Older mattresses sometimes have illegible or removed law tags. In that case, the safest assumption is to replace the mattress, both for safety and for ordinary lifecycle reasons (ISPA recommends replacement at 7 to 10 years; some sources suggest 5 to 7 for higher-use households).
Can I trust mattresses sold on Amazon?
Mixed answer. Established brands sold via Amazon (Tuft & Needle, Linenspa, Zinus) have the same safety profile as their direct-to-consumer channels. Lower-cost private-label products sold via Amazon-only listings carry higher recall risk — the UBBCARE play yard mattress recall is the recent example. Look for brand transparency, US manufacturing, CertiPUR-US foam certification, and meaningful warranty terms before buying low-cost mattresses through marketplaces.
Update Cadence + Next Refresh
This tracker is updated monthly against the CPSC recall database. The next scheduled refresh is the first week of each month, with priority updates whenever a new mattress or bedding recall is announced.
Refresh checklist:
- Pull new recall notices from cpsc.gov/recalls filtered for "mattress" and "bedding" categories
- Verify status of currently listed active recalls (resolved vs ongoing)

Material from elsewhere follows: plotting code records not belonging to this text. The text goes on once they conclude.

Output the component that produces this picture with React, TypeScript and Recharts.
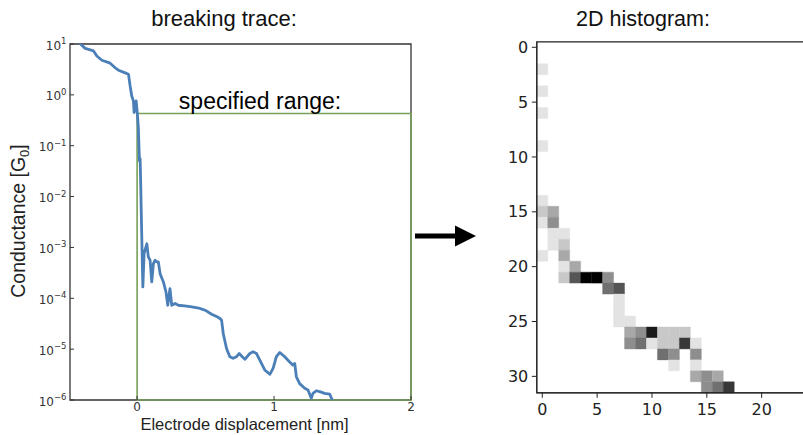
import React from 'react';
import { LineChart, Line, XAxis, YAxis, ReferenceArea, ScatterChart, Scatter } from 'recharts';

const SANS = '"Liberation Sans", Arial, Helvetica, sans-serif';
const DEJAVU = '"DejaVu Sans", sans-serif';

// ---- breaking trace ----
const displacementNm = [
  -0.43, -0.379, -0.318, -0.294, -0.257, -0.197, -0.16, -0.136, -0.087, -0.063,
  -0.051, -0.039, -0.027, -0.022, -0.007, 0.002, 0.009, 0.017, 0.022, 0.025,
  0.033, 0.042, 0.051, 0.071, 0.082, 0.095, 0.107, 0.119, 0.131, 0.143,
  0.155, 0.168, 0.192, 0.211, 0.224, 0.24, 0.253, 0.277, 0.301, 0.362,
  0.41, 0.459, 0.483, 0.508, 0.544, 0.58, 0.605, 0.617, 0.629, 0.653,
  0.677, 0.701, 0.726, 0.745, 0.763, 0.787, 0.823, 0.847, 0.872, 0.896,
  0.932, 0.969, 0.993, 1.017, 1.042, 1.078, 1.114, 1.138, 1.151, 1.163,
  1.187, 1.224, 1.248, 1.272, 1.284, 1.309, 1.333, 1.369, 1.406, 1.425,
];
const conductanceG0 = [
  11, 8.2, 7.3, 5.8, 4.8, 4.2, 3.4, 3.05, 2.7, 2.55,
  1.5, 0.95, 0.76, 0.45, 0.76, 0.42, 0.23, 0.05, 0.056, 0.026,
  2.2e-3, 1.67e-4, 7.6e-4, 1.18e-3, 6.5e-4, 5.6e-4, 2.1e-4, 4.8e-4, 5.6e-4, 5.2e-4,
  5.2e-4, 3.05e-4, 2.1e-4, 1.33e-4, 7.3e-5, 1.55e-4, 7.3e-5, 7.9e-5, 7.3e-5, 7.0e-5,
  6.7e-5, 6.3e-5, 6.0e-5, 5.6e-5, 4.85e-5, 4.4e-5, 4.0e-5, 3.7e-5, 2.03e-5, 1.03e-5,
  7.1e-6, 6.6e-6, 7.1e-6, 8.2e-6, 7.3e-6, 6.3e-6, 8.2e-6, 8.85e-6, 8.2e-6, 6.1e-6,
  3.9e-6, 3.2e-6, 4.2e-6, 7.1e-6, 8.6e-6, 7.1e-6, 5.6e-6, 4.85e-6, 5.25e-6, 2.86e-6,
  2.1e-6, 1.7e-6, 1.57e-6, 1.08e-6, 1.35e-6, 1.52e-6, 1.46e-6, 1.35e-6, 1.31e-6, 1e-6,
];
const traceXDomain = [-0.49, 2];
const traceYDomain = [1e-6, 10];
const traceXTicks = [0, 1, 2];
const traceYTicks = [1e-6, 1e-5, 1e-4, 1e-3, 1e-2, 1e-1, 1, 10];
const traceMinorYTicks: number[] = [];
traceYTicks.slice(0, -1).forEach((d) => {
  for (let k = 2; k <= 9; k++) traceMinorYTicks.push(d * k);
});
const rangeX = [0, 2];
const rangeY = [1e-6, 0.43];

// ---- 2D histogram ----
const histRow = [
  2, 4, 6, 9, 14, 15, 15, 16, 16, 17, 17, 18, 18, 19, 19, 20, 20,
  21, 21, 21, 21, 21, 22, 22, 23, 24, 25, 25,
  26, 26, 26, 26, 26, 26, 27, 27, 27, 27, 27, 27, 27,
  28, 28, 28, 29, 29, 30, 30, 30, 31, 31, 31,
];
const histCol = [
  0, 0, 0, 0, 0, 0, 1, 0, 1, 1, 2, 1, 2, 0, 2, 2, 3,
  2, 3, 4, 5, 6, 6, 7, 7, 7, 7, 8,
  8, 9, 10, 11, 12, 13, 8, 9, 10, 11, 12, 13, 14,
  11, 12, 14, 12, 14, 14, 15, 16, 15, 16, 17,
];
const histCount = [
  1, 1, 1, 1, 1, 2, 3, 1, 4, 1, 1, 1, 2, 1, 3, 1, 3,
  2, 6, 9, 9, 4, 5, 6, 1, 1, 1, 1,
  3, 4, 8, 2, 2, 2, 4, 5, 1, 2, 2, 7, 1,
  5, 4, 4, 1, 1, 3, 4, 3, 4, 5, 7,
];
const histXTicks = [0, 5, 10, 15, 20];
const histYTicks = [0, 5, 10, 15, 20, 25, 30];
const histDomain = [-0.5, 31.5];
const GREYS = ['#ffffff', '#e3e3e3', '#c8c8c8', '#a8a8a8', '#8e8e8e', '#707070', '#555555', '#383838', '#1a1a1a', '#000000'];

const traceData = displacementNm.map((d, i) => ({ d, g: conductanceG0[i] }));
const cells = histRow.map((r, i) => ({ r, c: histCol[i], n: histCount[i] }));

function LogTick(props: any) {
  const { x, y, payload } = props;
  const e = Math.round(Math.log10(payload.value));
  const exp = e < 0 ? '\u2212' + Math.abs(e) : String(e);
  return (
    <text x={x} y={y + 5.5} textAnchor="end" fill="#333" fontSize={12} fontFamily={DEJAVU}>
      10<tspan dy={-5.5} fontSize={8.5}>{exp}</tspan>
    </text>
  );
}

function LinTick(props: any) {
  const { x, y, payload } = props;
  return (
    <text x={x} y={y + 7} textAnchor="middle" fill="#333" fontSize={12} fontFamily={DEJAVU}>
      {payload.value}
    </text>
  );
}

function YLabel(props: any) {
  const { viewBox } = props;
  const cx = viewBox.x + 18;
  const cy = viewBox.y + viewBox.height / 2 - 1;
  return (
    <text transform={`rotate(-90 ${cx} ${cy})`} x={cx} y={cy} dy="0.35em" textAnchor="middle" fill="#222" fontSize={19.5} fontFamily={SANS}>
      Conductance [G<tspan fontSize={13} dy={4}>0</tspan><tspan dy={-4}>]</tspan>
    </text>
  );
}

function RangeLabel(props: any) {
  const { viewBox } = props;
  return (
    <text x={viewBox.x + viewBox.width / 2 - 14} y={viewBox.y - 4} textAnchor="middle" fill="#000" fontSize={23} fontFamily={SANS}>
      specified range:
    </text>
  );
}

export default function App() {
  return (
    <div style={{ position: 'fixed', left: 0, top: 0, width: 803, height: 435, overflow: 'hidden', background: '#fff' }}>
      <div style={{ position: 'absolute', left: 0, top: 0 }}>
        <LineChart width={420} height={435} data={traceData} margin={{ top: 44, right: 9, bottom: 0, left: 0 }}>
          <XAxis
            dataKey="d"
            type="number"
            domain={traceXDomain}
            ticks={traceXTicks}
            interval={0}
            allowDataOverflow
            height={35}
            tickSize={-4}
            tickMargin={8}
            axisLine={false}
            stroke="#333"
            tick={<LinTick />}
            label={{ value: 'Electrode displacement [nm]', position: 'insideBottom', offset: 5, dx: 4, fill: '#222', fontSize: 16.5, fontFamily: SANS }}
          />
          <YAxis
            yAxisId="main"
            dataKey="g"
            type="number"
            scale="log"
            domain={traceYDomain}
            ticks={traceYTicks}
            interval={0}
            allowDataOverflow
            width={70}
            tickSize={-4}
            tickMargin={7.5}
            axisLine={false}
            stroke="#333"
            tick={<LogTick />}
            label={<YLabel />}
          />
          <YAxis
            yAxisId="minor"
            type="number"
            scale="log"
            domain={traceYDomain}
            ticks={traceMinorYTicks}
            interval={0}
            allowDataOverflow
            mirror
            width={10}
            tickSize={2}
            tick={false}
            axisLine={false}
            stroke="#333"
          />
          <ReferenceArea
            yAxisId="main"
            x1={traceXDomain[0]}
            x2={traceXDomain[1]}
            y1={traceYDomain[0]}
            y2={traceYDomain[1]}
            fill="none"
            stroke="#333"
            strokeWidth={1.3}
            ifOverflow="visible"
          />
          <Line
            yAxisId="main"
            dataKey="g"
            type="linear"
            stroke="#4a7fb8"
            strokeWidth={2.8}
            strokeLinejoin="round"
            dot={false}
            isAnimationActive={false}
          />
          <ReferenceArea
            yAxisId="main"
            x1={rangeX[0]}
            x2={rangeX[1]}
            y1={rangeY[0]}
            y2={rangeY[1]}
            fill="none"
            stroke="#77a058"
            strokeWidth={1.6}
            ifOverflow="visible"
            label={<RangeLabel />}
          />
        </LineChart>
      </div>
      <div style={{ position: 'absolute', left: 480, top: 0 }}>
        <ScatterChart width={420} height={435} margin={{ top: 41.8, right: 12.2, bottom: 0, left: 0 }}>
          <XAxis
            dataKey="c"
            type="number"
            domain={histDomain}
            ticks={histXTicks}
            interval={0}
            allowDataOverflow
            height={42.2}
            tickSize={5}
            tickMargin={6}
            stroke="#222"
            tick={{ fill: '#222', fontSize: 16, fontFamily: DEJAVU }}
          />
          <YAxis
            dataKey="r"
            type="number"
            reversed
            domain={histDomain}
            ticks={histYTicks}
            interval={0}
            allowDataOverflow
            width={56.8}
            tickSize={5}
            tickMargin={3.5}
            stroke="#222"
            tick={{ fill: '#222', fontSize: 16, fontFamily: DEJAVU }}
          />
          {cells.map((cell, i) => (
            <ReferenceArea
              key={i}
              x1={cell.c - 0.5}
              x2={cell.c + 0.5}
              y1={cell.r - 0.5}
              y2={cell.r + 0.5}
              fill={GREYS[cell.n]}
              fillOpacity={1}
              stroke={GREYS[cell.n]}
              strokeWidth={0.4}
              ifOverflow="visible"
            />
          ))}
          <ReferenceArea
            x1={histDomain[0]}
            x2={histDomain[1]}
            y1={histDomain[0]}
            y2={histDomain[1]}
            fill="none"
            stroke="#222"
            strokeWidth={1.2}
            ifOverflow="visible"
          />
          <Scatter data={cells} fill="none" shape={() => <g />} isAnimationActive={false} />
        </ScatterChart>
      </div>
      <svg width={803} height={435} style={{ position: 'absolute', left: 0, top: 0, pointerEvents: 'none' }}>
        <text x={224} y={26} textAnchor="middle" fontSize={22} fontFamily={SANS} fill="#111">breaking trace:</text>
        <text x={643} y={26} textAnchor="middle" fontSize={21.5} fontFamily={SANS} fill="#111">2D histogram:</text>
        <line x1={415} y1={236} x2={458} y2={236} stroke="#000" strokeWidth={5} />
        <polygon points="455,225.5 476,236 455,246.5" fill="#000" />
      </svg>
    </div>
  );
}
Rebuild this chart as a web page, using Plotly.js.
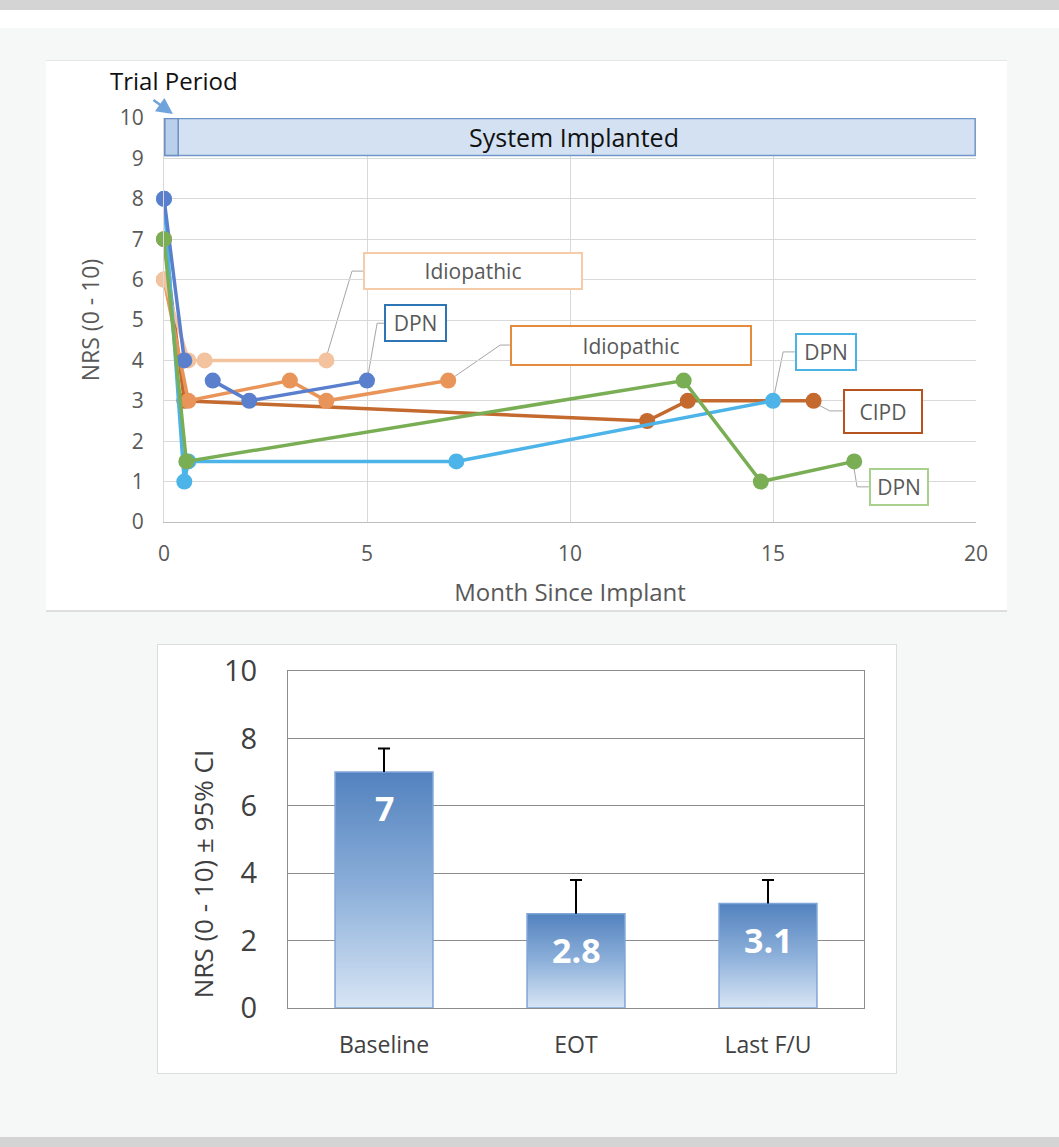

- Update brand-status table if any new recall actions are taken against listed brands
- Update "last reviewed" date at the bottom of this page
To get recall notices the same day they are published, subscribe to CPSC email alerts directly at cpsc.gov. This tracker is a convenience reference, not a substitute for the federal database.
Editorial Trust + Sources
This tracker is compiled from publicly available CPSC recall notices, Sleepopolis recall tracker cross-references, and direct brand statements. It is not a substitute for the official CPSC database at cpsc.gov/recalls. If a recall affects a product in your home, follow the manufacturer's remedy instructions and the CPSC's official notice rather than this page.
Primary sources:
- Consumer Product Safety Commission. cpsc.gov/recalls and saferproducts.gov. Accessed May 2026.
- Sleepopolis. "Recalled Sleep Products and Lawsuits." March 2026.
- Code of Federal Regulations: 16 CFR Part 1632 (smoldering ignition) and 16 CFR Part 1633 (open-flame ignition).
- Consumer Product Safety Improvement Act (CPSIA), 2008 as amended.
- American Academy of Pediatrics safe-sleep guidelines.
- International Sleep Products Association (ISPA) replacement guidance.
Last reviewed May 2026. Next scheduled refresh: first week of June 2026. For urgent recall information, always check cpsc.gov directly.